Pelle en bois des ateliers de sauniers de Sorrus
Les fouilles préventives menées en 1996 à Sorrus dans le cadre de la construction de l’autoroute A16 ont révélé un site gaulois du IIIe siècle avant notre ère. Parmi les objets découverts, deux ateliers de sauniers ont livré des vestiges en bois remarquablement bien conservés grâce à une couche d’argile isolante. Cette pelle servait certainement à creuser les différentes fosses, petits puits ou bacs à saumure, destinés à la production du sel. Ont aussi été identifiés des fragments d’auges, de douves, de couvercles et d’ustensiles variés (cuillères, écuelles, etc.).
Fibule discoïde
Dans la nécropole mérovingienne de La Calotterie, une tombe féminine se démarque par son exceptionnel mobilier, témoignant d’un statut social particulier.
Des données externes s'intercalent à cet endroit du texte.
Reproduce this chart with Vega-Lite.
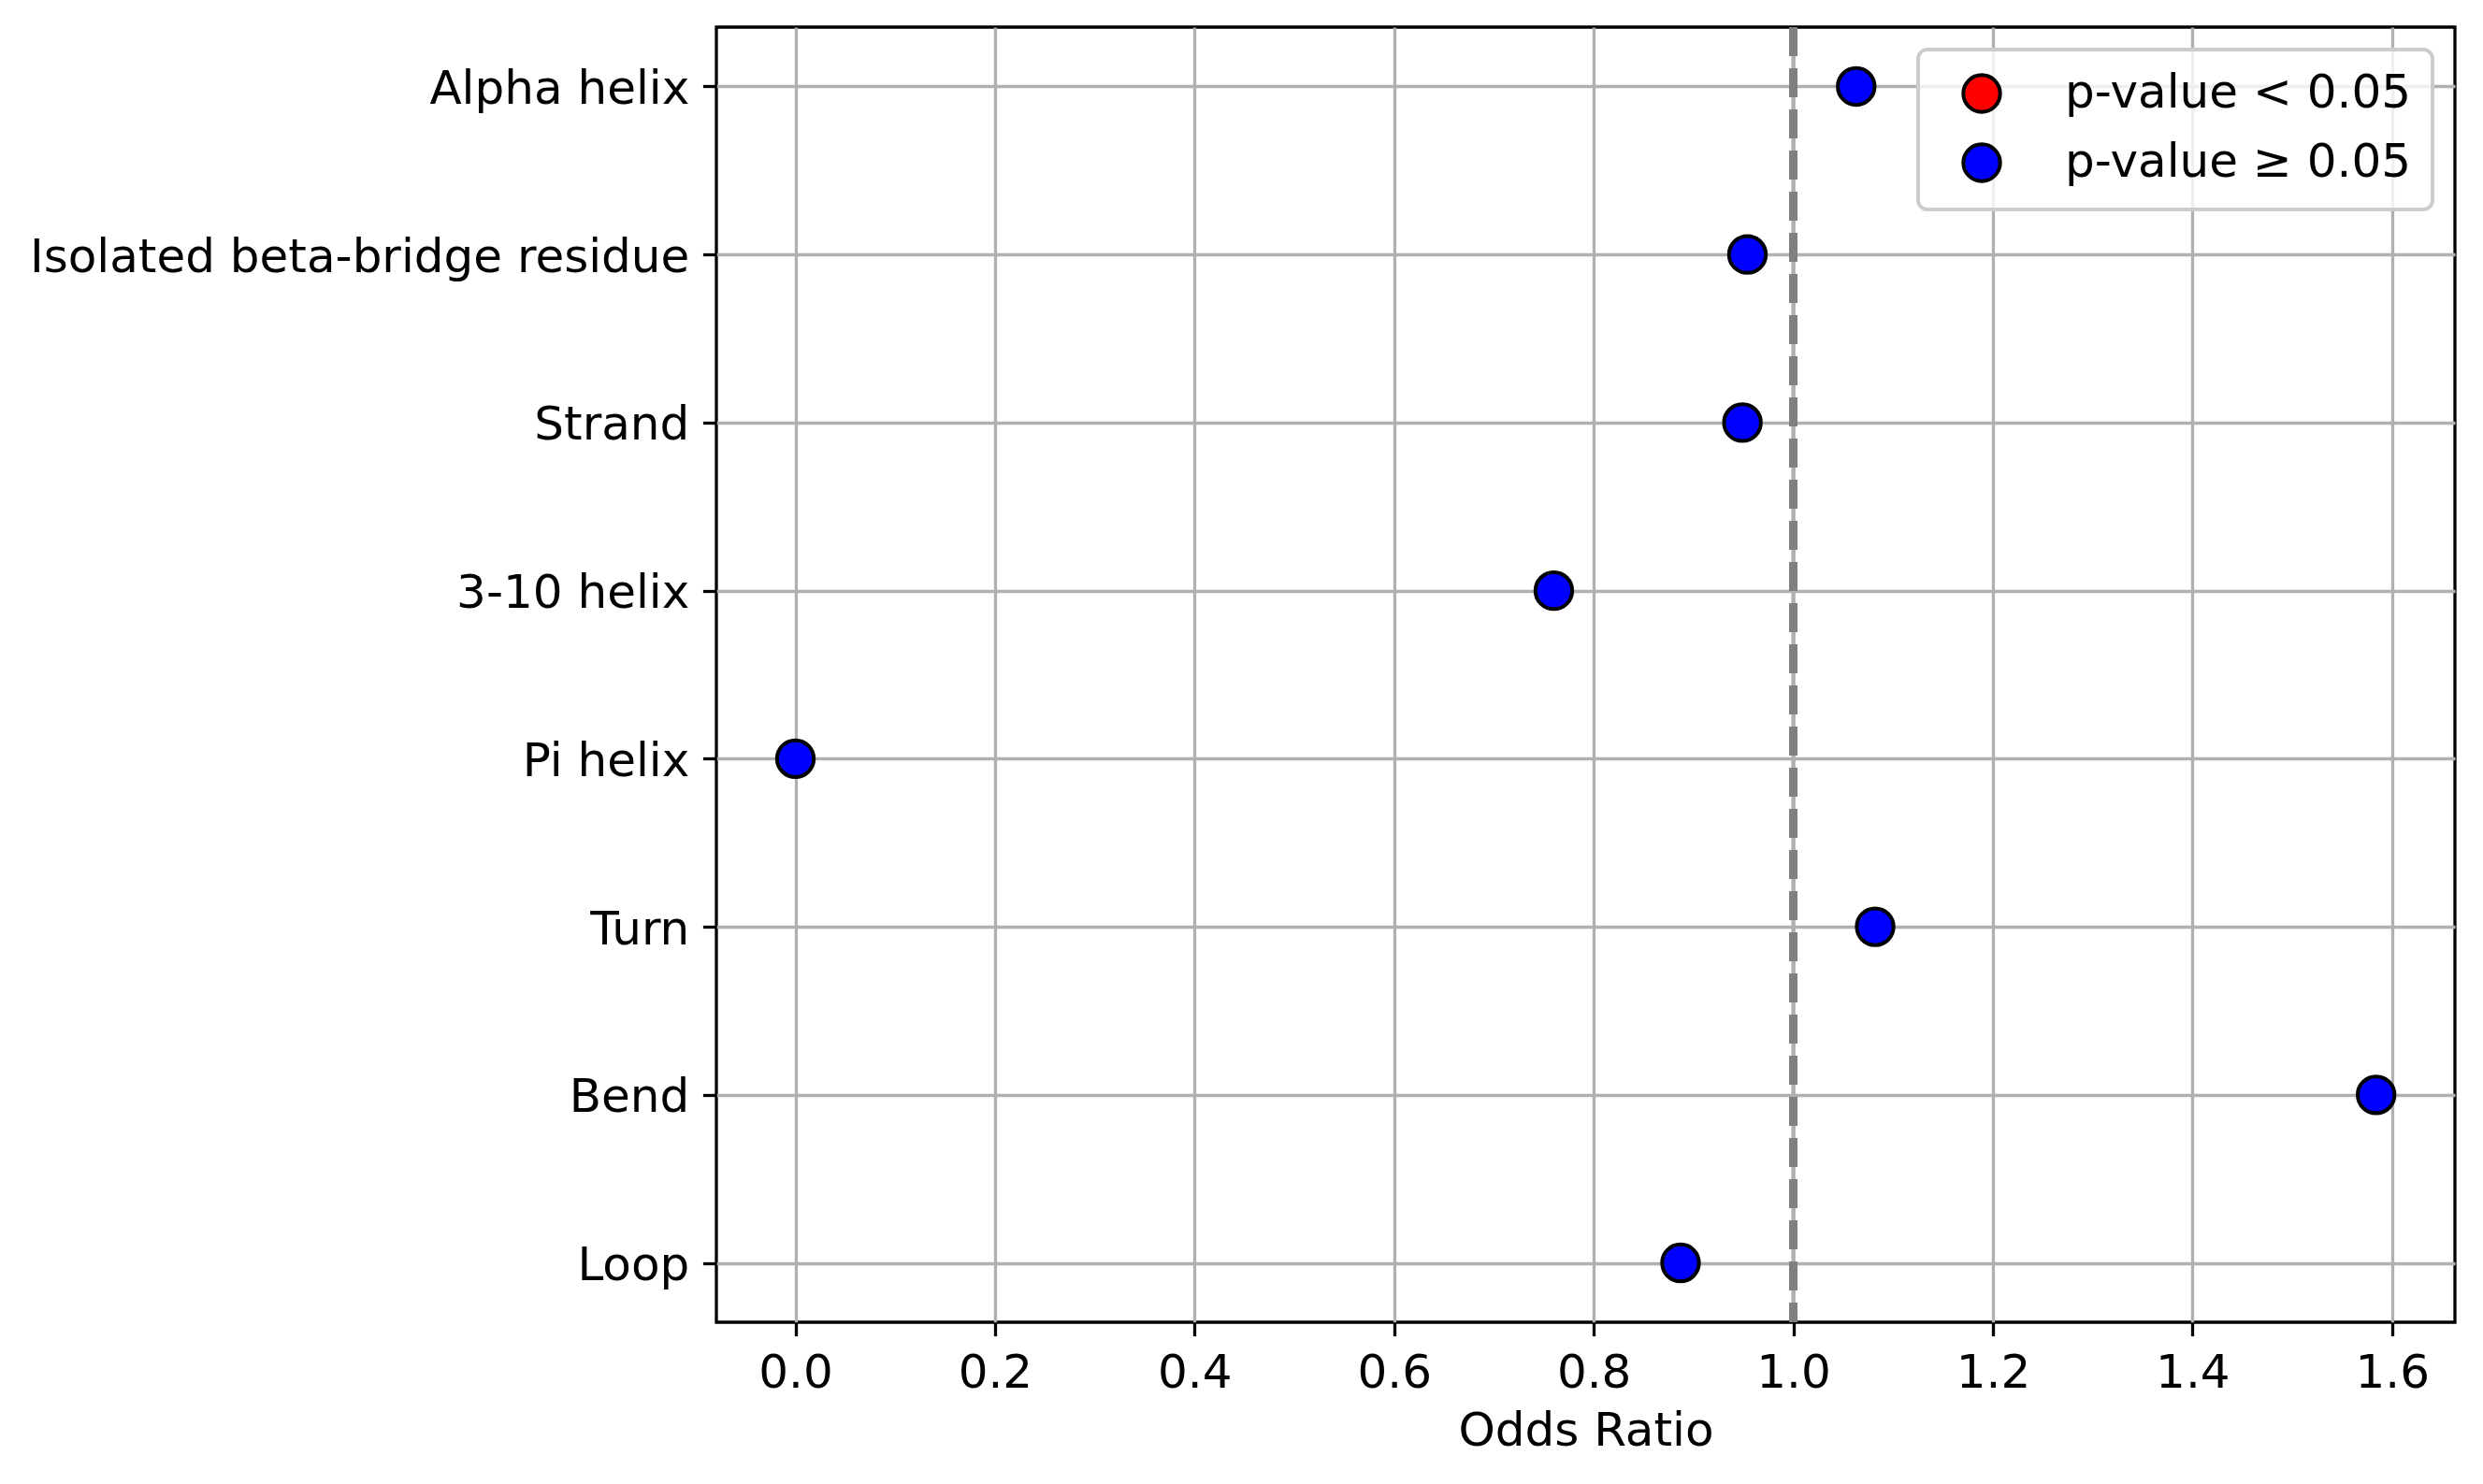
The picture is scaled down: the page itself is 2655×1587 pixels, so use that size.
{
  "$schema": "https://vega.github.io/schema/vega-lite/v6.json",
  "autosize": {"type": "none"},
  "padding": {"left": 766, "top": 29, "right": 30, "bottom": 173},
  "width": 1859,
  "height": 1385,
  "background": "white",
  "config": {
    "view": {"stroke": "black", "strokeWidth": 3.3, "fill": "white"},
    "font": "DejaVu Sans",
    "axis": {
      "labelFont": "DejaVu Sans",
      "titleFont": "DejaVu Sans",
      "labelFontSize": 50,
      "titleFontSize": 50,
      "titleFontWeight": "normal",
      "labelColor": "black",
      "titleColor": "black",
      "labelLimit": 0,
      "tickColor": "black",
      "tickWidth": 3.3,
      "tickSize": 14.6,
      "labelPadding": 14.6,
      "domain": false,
      "gridColor": "#b0b0b0",
      "gridWidth": 3.3,
      "zindex": 1
    },
    "legend": {
      "labelFont": "DejaVu Sans",
      "labelFontSize": 50,
      "labelColor": "black",
      "labelLimit": 0,
      "strokeWidth": 4
    }
  },
  "data": {
    "values": [
      {"structure": "Alpha helix", "odds_ratio": 1.063, "significance": "p-value ≥ 0.05"},
      {"structure": "Isolated beta-bridge residue", "odds_ratio": 0.954, "significance": "p-value ≥ 0.05"},
      {"structure": "Strand", "odds_ratio": 0.949, "significance": "p-value ≥ 0.05"},
      {"structure": "3-10 helix", "odds_ratio": 0.760, "significance": "p-value ≥ 0.05"},
      {"structure": "Pi helix", "odds_ratio": 0.0, "significance": "p-value ≥ 0.05"},
      {"structure": "Turn", "odds_ratio": 1.082, "significance": "p-value ≥ 0.05"},
      {"structure": "Bend", "odds_ratio": 1.584, "significance": "p-value ≥ 0.05"},
      {"structure": "Loop", "odds_ratio": 0.887, "significance": "p-value ≥ 0.05"}
    ]
  },
  "layer": [
    {
      "mark": {"type": "point", "filled": true, "shape": "circle", "size": 1550, "stroke": "black", "strokeWidth": 4, "opacity": 1},
      "encoding": {
        "x": {
          "field": "odds_ratio",
          "type": "quantitative",
          "scale": {"domain": [-0.0792, 1.663], "nice": false, "zero": false},
          "axis": {
            "title": "Odds Ratio",
            "values": [0, 0.2, 0.4, 0.6, 0.8, 1.0, 1.2, 1.4, 1.6],
            "format": ".1f",
            "grid": true,
            "gridOpacity": {"condition": {"test": "abs(datum.value - 1) < 0.000001", "value": 0}, "value": 1},
            "titlePadding": 12
          }
        },
        "y": {
          "field": "structure",
          "type": "ordinal",
          "sort": ["Alpha helix", "Isolated beta-bridge residue", "Strand", "3-10 helix", "Pi helix", "Turn", "Bend", "Loop"],
          "scale": {"type": "point", "padding": 0.353},
          "axis": {"title": null, "grid": true, "labelOffset": 3}
        },
        "color": {
          "field": "significance",
          "type": "nominal",
          "scale": {"domain": ["p-value < 0.05", "p-value ≥ 0.05"], "range": ["#ff0000", "#0000ff"]},
          "legend": {
            "title": null,
            "orient": "top-right",
            "offset": 24,
            "padding": 22,
            "symbolOffset": 21,
            "labelOffset": 64,
            "rowPadding": 18,
            "labelLimit": 0,
            "symbolType": "circle",
            "symbolSize": 1550,
            "symbolStrokeColor": "black",
            "symbolStrokeWidth": 4,
            "symbolOpacity": 1,
            "strokeColor": "#cccccc",
            "cornerRadius": 10,
            "fillColor": "rgba(255,255,255,0.8)"
          }
        }
      }
    },
    {
      "mark": {"type": "rule", "color": "#b0b0b0", "strokeWidth": 3.3},
      "encoding": {"x": {"datum": 1}}
    },
    {
      "mark": {"type": "rule", "color": "#808080", "strokeWidth": 8.3, "strokeDash": [31, 13]},
      "encoding": {"x": {"datum": 1}}
    }
  ]
}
Parmi les objets déposés dans le cercueil en bois figure cette remarquable fibule discoïde. Comparable aux modèles anglo-saxons, elle se rapproche des exemplaires contemporains découverts dans la nécropole de Faversham (Kent). Le support en argent a reçu un décor en or et en nielle, le fond des petits cercles filigranés. Le motif, réalisé grâce à la technique du cloisonné, reproduit quatre têtes aviformes autour d’une perle.
Carreau de pavement
Dans les années 1970-1990, d’importantes fouilles terrestres et subaquatiques sont menées à Grigny ; elles mettent au jour les vestiges du château et un nombre important d’objets de nature très variée, en grande partie jeté dans la Ternoise au fil des siècles. Parmi eux, des carreaux de pavement ont probablement servi au décor du château. Rares témoins de l’ornement de l’édifice, ils présentent des motifs polychromes, en barbotine blanche, reproduisant des motifs stylisés de végétaux, de cavaliers ou d’animaux réels ou fantastiques.
Calice de Grigny
En 1448, on rapporte la disparition du calice de la paroisse de Grigny : il aurait été volé et jeté dans la Ternoise par des invités dissipés du duc de Bourgogne, dont le château de Vieil-Hesdin est entouré d’un parc voisin de la paroisse. Le duc, embarrassé par l’incident, offre même un dédommagement aux habitants de Grigny. Plusieurs siècles plus tard, les archéologues découvrent un calice dans la rivière ! En excellent état de conservation, cet objet semble correspondre à celui perdu à Grigny au XVe siècle. En argent et en or, il porte sur son pied un décor de croix gravée et, sur sa tige, un nœud avec plusieurs médaillons ornés de têtes de chérubins.